Until now, everything you’ve learned in this module has prepared you to personally engage in developing a strategy for social change from start to finish. In contrast, program evaluation is a highly technical skill that requires considerable statistical knowledge and field experience to do well—which is why you need an outside expert.

Evaluating Your Impact

A pack of wolves howls at the moon to try to make it disappear so that the sun can rise. The moon goes down and the sun comes up, but one wolf asks the key question:

If the howling wolves only measured progress, they would conclude that they achieved their desired outcome of making the sun rise. But the skeptical wolf suggests that their activity had no impact on that outcome. This illustrates the difference between measuring outcomes and assessing impact—which is the task of program evaluation.

Measuring the Impact of a Social Enterprise

Are you wondering how the skeptical wolf’s question applies to a more human-centered program like yours?

Consider a social enterprise that prepares people released from prison for stable jobs. Without the program, an average of 30% of ex-offenders are employed one year after they are released. The organization’s outcome target is that 45% of its clients will be employed.

A year after the program is launched, 45% of its clients are indeed employed. Success? Suppose that severe immigration restrictions were imposed during the year. The businesses where the ex-offenders work were suddenly in desperate need of employees, and would have hired the ex-offenders even without the social enterprise’s job training.

For your program to have impact means that it is causing, or contributing to, an outcome that would not occur—or not occur to as great an extent—without your activities. To use a technical term, the “counterfactual” is what would have happened without your intervention. Impact means that your program has, in effect, beaten the counterfactual.

Causation or Correlation?

Social outcomes inevitably have multiple causes. So your program may be a cause of an outcome, but not necessarily the sole cause. For most programs, it’s more accurate to say that they contributed to some extent to the outcome.

For one event to cause another necessarily means that the events are correlated (or connected). But the fact that events are correlated does not mean that one caused the other.

Imagine that it’s a hot sunny day and you’re at the beach. People are getting sunburns and are eating ice cream—sometimes the same people. Perhaps getting sunburnt causes people to eat ice cream to cool off. Or perhaps eating ice cream causes people to get sunburns—they feel so cool they hang out in the sun. Of course you know that something else is at work. While sunburns and ice cream eating are correlated, both are caused by another variable: the weather.

In this example correlation and causation are easy to distinguish. But in more complex situations—such as the complicated system surrounding the social problem you’re trying to solve—it’s not so easy to determine causation. That’s the goal of program evaluation.

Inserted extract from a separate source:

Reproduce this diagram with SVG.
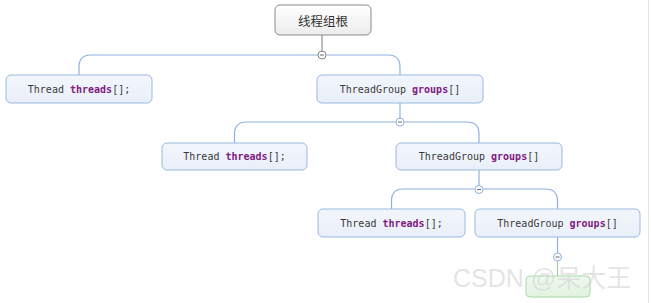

Why You Should Measure Impact

Program evaluation takes time, money, and a lot of work. So why bother? Because your program is consuming human and financial resources—and you, your stakeholders, and your funders will want to know whether it’s actually making a difference in improving people’s lives.

Evaluations of your program will be valuable for future social entrepreneurs considering whether to launch similar programs. In designing your own program, evaluations indicating that similar programs have or have not worked can be an important guide to developing your theory of change. Sound evaluations are the core of what people mean by strategies informed by evidence.

Who Should Measure Impact and When

Determining your program’s impact—whether the program accomplished better results than would have happened without it—is a complicated task. While monitoring the progress of a strategy can be done by an organization’s own staff, impact evaluation typically requires an outside expert. Most program staff don’t have the necessary expertise, and the findings are more credible to stakeholders (including funders) when someone outside your organization evaluates the program.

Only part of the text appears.